Monday, October 4, 2010

October 4th 2004 - Love and Support Continues On

I was up early this morning as I went into the city to help out a good friend at her church with the preparation of the Christmas Puddings for their bazaar. It was good to be out of the house for a while and to feel that I was needed for something.
Riding the train to and fro was fun as I really miss the train.On my way home my thoughts reflected about Kelly-Anne. I sat where the sun was able to beam down on me. The warmth on my face felt good and I felt at peace. Kelly-Anne is safe, I said to myself and she is nearby.Last night a lonely star shone above me as I sat on the balcony....a Kelly-Anne star I will call it.

Today on Facebook,I am so touched and overwhelmed by many of Kell's close friends who changed their facebook picture to include one of them with Kell. What a tribute with so much love. It's this type of kindness that helps me get through the day...the little things, the thoughtfulness of others. Yesterday, my cousin and I went to the mall. I really liked a particular sweater and she bought it for me...just to make me happy and feel that she could do something for me. She gave me beautiful pink roses as she said she just wanted to brighten my day.
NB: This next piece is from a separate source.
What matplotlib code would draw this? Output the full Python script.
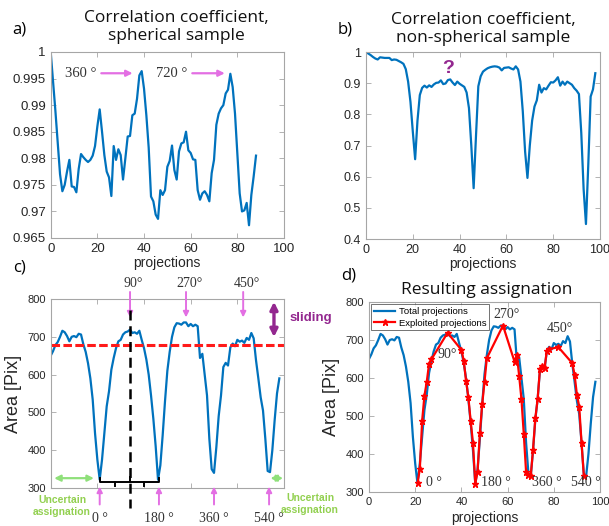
import numpy as np
import matplotlib
matplotlib.use("Agg")
import matplotlib.pyplot as plt
import matplotlib.transforms as mtransforms
from matplotlib.ticker import FuncFormatter

# ---------------- data ----------------
proj_a = list(range(89))
corr_spherical = [
    1.000, 0.9945, 0.989, 0.983, 0.977, 0.9738, 0.9750, 0.9775, 0.9797, 0.9747,
    0.9746, 0.9736, 0.9780, 0.9808, 0.9802, 0.9797, 0.9793, 0.9797, 0.9805, 0.9823,
    0.9860, 0.9892, 0.9850, 0.9806, 0.9775, 0.9764, 0.9729, 0.9823, 0.9797, 0.9817,
    0.9806, 0.9760, 0.9800, 0.9841, 0.9842, 0.9881, 0.9884, 0.9912, 0.9956, 0.9964,
    0.9931, 0.9881, 0.9820, 0.9728, 0.9719, 0.9694, 0.9686, 0.9740, 0.9731, 0.9740,
    0.9784, 0.9795, 0.9824, 0.9778, 0.9760, 0.9813, 0.9828, 0.9830, 0.9850, 0.9815,
    0.9810, 0.9798, 0.9797, 0.9740, 0.9722, 0.9734, 0.9738, 0.9731, 0.9719, 0.9772,
    0.9797, 0.9863, 0.9884, 0.9894, 0.9900, 0.9922, 0.9929, 0.9959, 0.9934, 0.9884,
    0.9809, 0.9734, 0.9700, 0.9702, 0.9716, 0.9674, 0.9731, 0.9766, 0.9805]

proj_b = list(range(99))
corr_nonspherical = [
    1.000, 0.995, 0.990, 0.984, 0.979, 0.976, 0.983, 0.982, 0.981, 0.981,
    0.981, 0.974, 0.976, 0.975, 0.971, 0.967, 0.962, 0.945, 0.905, 0.840,
    0.745, 0.656, 0.780, 0.862, 0.885, 0.892, 0.886, 0.893, 0.888, 0.896,
    0.901, 0.902, 0.909, 0.897, 0.899, 0.910, 0.912, 0.902, 0.894, 0.905,
    0.898, 0.893, 0.888, 0.870, 0.820, 0.700, 0.563, 0.730, 0.890, 0.922,
    0.937, 0.943, 0.948, 0.951, 0.953, 0.954, 0.953, 0.950, 0.941, 0.949,
    0.950, 0.951, 0.947, 0.944, 0.954, 0.944, 0.905, 0.810, 0.680, 0.596,
    0.700, 0.780, 0.825, 0.845, 0.895, 0.870, 0.884, 0.880, 0.892, 0.903,
    0.902, 0.909, 0.919, 0.892, 0.905, 0.895, 0.905, 0.900, 0.895, 0.884,
    0.876, 0.865, 0.740, 0.560, 0.448, 0.640, 0.857, 0.880, 0.932]

proj_area = list(range(99))
area_total = [
    650, 662, 678, 686, 700, 716, 712, 702, 688, 700,
    702, 699, 708, 706, 680, 660, 630, 590, 534, 445,
    375, 322, 375, 445, 516, 556, 613, 644, 670, 688,
    692, 706, 712, 714, 719, 710, 712, 708, 716, 692,
    670, 640, 600, 545, 483, 410, 322, 360, 440, 530,
    610, 660, 700, 725, 736, 735, 732, 738, 738, 728,
    734, 728, 732, 728, 644, 655, 600, 545, 430, 350,
    340, 408, 490, 545, 620, 631, 624, 672, 682, 675,
    692, 687, 690, 684, 697, 692, 710, 696, 638, 590,
    540, 505, 430, 345, 342, 400, 480, 550, 590]

exploited_proj = [21, 22, 23, 24, 25, 26, 27, 34, 40, 41, 42, 43, 44, 45, 46,
                  47, 48, 49, 50, 51, 58, 63, 64, 65, 66, 67, 68, 69, 70, 71,
                  72, 73, 74, 75, 76, 77, 78, 82, 88, 89, 90, 91, 92, 93]
exploited_area = [324, 360, 487, 553, 590, 637, 649, 719, 674, 646, 593, 550, 487, 430, 322,
                  353, 455, 531, 590, 652, 738, 643, 661, 606, 544, 453, 353, 345, 341, 411,
                  494, 544, 624, 632, 626, 672, 676, 681, 639, 608, 556, 525, 430, 343]

angle_top = ["90°", "270°", "450°"]
angle_top_x = [34, 58, 82.5]
angle_bottom = ["0 °", "180 °", "360 °", "540 °"]
angle_bottom_x = [21, 46.4, 70, 93.6]

# ---------------- style ----------------
BLUE = "#0072BD"
PINK = "#e36fe3"
PURPLE = "#93278f"
GREEN = "#92d050"
GREEN_ARR = "#8fe07a"
SPINE = "#a6a6a6"
TICKC = "#262626"
SANS = ["Liberation Sans", "DejaVu Sans"]
SERIF = ["Liberation Serif", "DejaVu Serif"]
TITLEF = ["Open Sans", "DejaVu Sans"]

plt.rcParams["font.family"] = SANS

W, H = 609, 526
fig = plt.figure(figsize=(W / 100, H / 100), dpi=100)


def px_axes(l, t, r, b):
    return fig.add_axes([l / W, 1 - b / H, (r - l) / W, (b - t) / H])


def style(ax, fs):
    for s in ax.spines.values():
        s.set_color(SPINE)
        s.set_linewidth(0.8)
    ax.tick_params(direction="in", top=True, right=True, length=3.5,
                   width=0.6, color=SPINE, labelcolor=TICKC, labelsize=fs)


gfmt = FuncFormatter(lambda v, p: ("%g" % round(v, 4)))

# ---------- a ----------
axa = px_axes(50.7, 52, 284, 238)
axa.plot(proj_a, corr_spherical, color=BLUE, lw=1.6)
axa.set_xlim(0, 100)
axa.set_ylim(0.965, 1.0)
axa.set_xticks([0, 20, 40, 60, 80, 100])
axa.set_yticks(np.arange(0.965, 1.0001, 0.005))
axa.yaxis.set_major_formatter(gfmt)
style(axa, 9.5)
axa.set_xlabel("projections", fontsize=10, color=TICKC, labelpad=1)
fig.text(176 / W, 1 - 27 / H, "Correlation coefficient,\nspherical sample",
         ha="center", va="center", fontsize=12.5, family=TITLEF, color="#111111",
         linespacing=1.2)
fig.text(12 / W, 1 - 30 / H, "a)", fontsize=12, ha="left", va="center", family=TITLEF)
axa.text(19.5, 0.996, "360 °", family=SERIF, fontsize=10.5,
         color="#333333", ha="right", va="center")
axa.annotate("", xy=(36.3, 0.996), xytext=(20.5, 0.996),
             arrowprops=dict(arrowstyle="-|>", color=PINK, lw=1.6, mutation_scale=9))
axa.text(58.5, 0.996, "720 °", family=SERIF, fontsize=10.5,
         color="#333333", ha="right", va="center")
axa.annotate("", xy=(75.8, 0.996), xytext=(59.5, 0.996),
             arrowprops=dict(arrowstyle="-|>", color=PINK, lw=1.6, mutation_scale=9))

# ---------- b ----------
axb = px_axes(366, 52, 600, 239)
axb.plot(proj_b, corr_nonspherical, color=BLUE, lw=1.6)
axb.set_xlim(0, 100)
axb.set_ylim(0.4, 1.0)
axb.set_xticks([0, 20, 40, 60, 80, 100])
axb.set_yticks(np.arange(0.4, 1.0001, 0.1))
axb.yaxis.set_major_formatter(gfmt)
style(axb, 9)
axb.set_xlabel("projections", fontsize=10, color=TICKC, labelpad=1)
fig.text(483 / W, 1 - 29 / H, "Correlation coefficient,\nnon-spherical sample",
         ha="center", va="center", fontsize=12.5, family=TITLEF, color="#111111",
         linespacing=1.2)
fig.text(338 / W, 1 - 30 / H, "b)", fontsize=12, ha="left", va="center", family=TITLEF)
axb.text(35, 0.948, "?", color=PURPLE, fontsize=14, fontweight="bold",
         ha="center", va="center")

# ---------- c ----------
axc = px_axes(50.7, 299, 284, 488)
axc.plot(proj_area, area_total, color=BLUE, lw=1.6)
axc.set_xlim(0, 100)
axc.set_ylim(300, 800)
axc.set_xticks([0, 20, 40, 60, 80, 100])
axc.set_xticklabels([])
axc.set_yticks(range(300, 801, 100))
style(axc, 8)
axc.set_ylabel("Area [Pix]", fontsize=13, color=TICKC, labelpad=4)
fig.text(13 / W, 1 - 268 / H, "c)", fontsize=12, ha="left", va="center", family=TITLEF)
axc.axhline(678, color="#ff1a1a", lw=2.2, dashes=(2.8, 1.1))
axc.plot([34, 34], [771, 247], color="black", lw=1.8, dashes=(4, 2.3), clip_on=False, zorder=5)
# bracket
axc.plot([21, 21, 46.4, 46.4], [326, 316, 316, 326], color="black", lw=1.4, zorder=4)
for bx in (27.6, 40.2):
    axc.plot([bx, bx], [316, 306], color="black", lw=1.4, zorder=4)
axc.plot([34, 34], [316, 328], color="black", lw=1.4, zorder=4)
# top labels / arrows
for lab, xx in zip(angle_top, angle_top_x):
    axc.text(xx + 1.5, 842, lab, family=SERIF, fontsize=10, ha="center", va="center",
             color="#333333", clip_on=False)
    axc.annotate("", xy=(xx, 744), xytext=(xx, 826),
                 arrowprops=dict(arrowstyle="-|>", color=PINK, lw=1.4, mutation_scale=8),
                 annotation_clip=False)
# bottom labels / arrows
btrans = mtransforms.blended_transform_factory(axc.transData, fig.transFigure)
for lab, xx in zip(angle_bottom, angle_bottom_x):
    axc.annotate("", xy=(xx, 311), xytext=(xx, 249),
                 arrowprops=dict(arrowstyle="-|>", color=PINK, lw=1.4, mutation_scale=8),
                 annotation_clip=False)
    axc.text(xx, 1 - 518 / H, lab, family=SERIF, fontsize=10, ha="center", va="center",
             color="#333333", transform=btrans, clip_on=False)
# sliding
axc.annotate("", xy=(95.7, 800), xytext=(95.7, 692),
             arrowprops=dict(arrowstyle="<|-|>", color=PURPLE, lw=2.4, mutation_scale=11),
             annotation_clip=False)
axc.text(102.5, 750, "sliding", color=PURPLE, fontsize=9.5, fontweight="bold",
         ha="left", va="center", clip_on=False)
# uncertain
axc.annotate("", xy=(0.3, 326), xytext=(19.7, 326),
             arrowprops=dict(arrowstyle="<|-|>", color=GREEN_ARR, lw=1.6, mutation_scale=9),
             annotation_clip=False)
axc.annotate("", xy=(93, 326), xytext=(100.8, 326),
             arrowprops=dict(arrowstyle="<|-|>", color=GREEN_ARR, lw=1.6, mutation_scale=9),
             annotation_clip=False)
fig.text(62 / W, 1 - 506 / H, "Uncertain\nassignation", color=GREEN, fontsize=7.5,
         fontweight="bold", ha="center", va="center", linespacing=1.35)
fig.text(310 / W, 1 - 504 / H, "Uncertain\nassignation", color=GREEN, fontsize=7.5,
         fontweight="bold", ha="center", va="center", linespacing=1.35)

# ---------- d ----------
axd = px_axes(369, 302, 600, 492)
axd.plot(proj_area, area_total, color=BLUE, lw=1.6, label="Total projections")
axd.plot(exploited_proj, exploited_area, color="#ff0000", lw=1.6, marker="*",
         ms=4.5, label="Exploited projections")
axd.set_xlim(0, 100)
axd.set_ylim(300, 800)
axd.set_xticks([0, 20, 40, 60, 80, 100])
axd.set_yticks(range(300, 801, 100))
style(axd, 8)
axd.set_ylabel("Area [Pix]", fontsize=13, color=TICKC, labelpad=4)
axd.set_xlabel("projections", fontsize=10, color=TICKC, labelpad=3)
fig.text(487 / W, 1 - 290 / H, "Resulting assignation", ha="center", va="center",
         fontsize=12.5, family=TITLEF, color="#111111")
fig.text(341 / W, 1 - 275 / H, "d)", fontsize=12, ha="left", va="center", family=TITLEF)
leg = axd.legend(loc="upper left", fontsize=6.8, frameon=True, fancybox=False,
                 borderpad=0.3, handlelength=2.2, labelspacing=0.25,
                 borderaxespad=0.25, handletextpad=0.4)
leg.get_frame().set_edgecolor("#333333")
leg.get_frame().set_linewidth(0.6)
for lab, (xx, yy) in zip(["90°", "270°", "450°", "0 °", "180 °", "360 °", "540 °"],
                         [(33.8, 663), (59.5, 766), (82.5, 731), (28, 324), (54.8, 324),
                          (77, 324), (94, 324)]):
    axd.text(xx, yy, lab, family=SERIF, fontsize=10, ha="center", va="center",
             color="#333333")

fig.savefig("out.png", dpi=100)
This evening, the candle is lit next to the flowers and Kell's picture. Painful thoughts of six years ago on this day still haunt me. The crowds of Kelly-Anne's family and friends overtaking the trauma unit remind me of how all were so stunned and shocked about what had happened to Kell. But they were all there to see Kell and offer prayers and love. For that I will always remember and be grateful of the support which we had and that even six years later the support and love is still here. How blessed is Kelly-Anne's family!
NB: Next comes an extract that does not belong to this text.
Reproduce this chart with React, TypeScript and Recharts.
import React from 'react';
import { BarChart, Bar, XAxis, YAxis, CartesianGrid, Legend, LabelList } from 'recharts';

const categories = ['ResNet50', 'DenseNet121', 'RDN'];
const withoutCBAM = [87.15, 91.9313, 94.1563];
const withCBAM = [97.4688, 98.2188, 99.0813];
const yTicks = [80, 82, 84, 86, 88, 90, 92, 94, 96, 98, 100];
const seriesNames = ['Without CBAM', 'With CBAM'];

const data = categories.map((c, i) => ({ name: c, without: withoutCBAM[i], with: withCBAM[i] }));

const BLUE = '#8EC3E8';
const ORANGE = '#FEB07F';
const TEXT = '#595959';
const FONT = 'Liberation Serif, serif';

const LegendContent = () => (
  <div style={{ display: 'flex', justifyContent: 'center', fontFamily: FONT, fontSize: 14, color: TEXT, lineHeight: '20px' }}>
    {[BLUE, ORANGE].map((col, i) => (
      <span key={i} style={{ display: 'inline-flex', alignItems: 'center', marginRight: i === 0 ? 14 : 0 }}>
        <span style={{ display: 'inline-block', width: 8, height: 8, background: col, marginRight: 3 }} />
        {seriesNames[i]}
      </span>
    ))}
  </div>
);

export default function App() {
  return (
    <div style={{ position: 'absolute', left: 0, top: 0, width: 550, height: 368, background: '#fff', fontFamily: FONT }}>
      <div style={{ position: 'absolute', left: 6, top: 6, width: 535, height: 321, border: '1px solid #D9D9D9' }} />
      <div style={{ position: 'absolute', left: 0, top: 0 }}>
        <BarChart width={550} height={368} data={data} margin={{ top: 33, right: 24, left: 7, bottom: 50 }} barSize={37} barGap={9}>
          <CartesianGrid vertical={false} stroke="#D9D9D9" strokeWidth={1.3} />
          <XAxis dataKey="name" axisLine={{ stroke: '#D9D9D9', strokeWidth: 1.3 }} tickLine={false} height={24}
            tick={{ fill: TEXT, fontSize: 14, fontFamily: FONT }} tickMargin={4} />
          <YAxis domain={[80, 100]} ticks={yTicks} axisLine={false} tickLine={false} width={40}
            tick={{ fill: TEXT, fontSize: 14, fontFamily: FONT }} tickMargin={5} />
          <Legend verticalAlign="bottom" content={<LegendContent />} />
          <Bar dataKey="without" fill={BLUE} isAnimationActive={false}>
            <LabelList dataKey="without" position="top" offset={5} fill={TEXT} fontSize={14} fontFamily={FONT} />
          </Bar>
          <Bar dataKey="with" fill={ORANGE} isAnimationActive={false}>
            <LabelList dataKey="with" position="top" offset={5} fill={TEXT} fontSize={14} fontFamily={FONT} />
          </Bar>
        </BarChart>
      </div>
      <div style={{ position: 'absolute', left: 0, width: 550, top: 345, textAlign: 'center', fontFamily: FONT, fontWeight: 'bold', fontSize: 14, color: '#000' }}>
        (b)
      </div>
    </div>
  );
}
I was asked by a friend if I am pissed off over the lost of beautiful Kelly-Anne. I have responded by saying yes,of course I am pissed off, but I cannot allow my anger to destroy me. Only a parent or a sibling who has gone through what our family has will understand homicide. We walk under a black cloud 24/7. We are different than everyone else....a sect of our own. How many times and even today, a stranger says to me "oh your Doreen Drummond....I know all about you" Strangers know me because they know of Kelly-Anne's story...they don't know me anything more but as the Mother.

I slept well last night and I pray that I do so tonight. The emotions are scrambling right now. There are a couple of people I need to speak to. I need to tell them that I love them. One is someone who Kell and our family loved and still loves and the other is someone who came into my our lives after Kell died. Both uniquely different people who have hearts filled with gold and compassion.


I need to find a 30" x 31" black picture frame with a glass. Does anyone know where I can get one? I have to complete a special project to honor Kelly-Anne, but am having trouble finding one. My projects keep me busy and give me a smile as I know how much Kell loved her projects. Once I find my frame, I will post the tribute.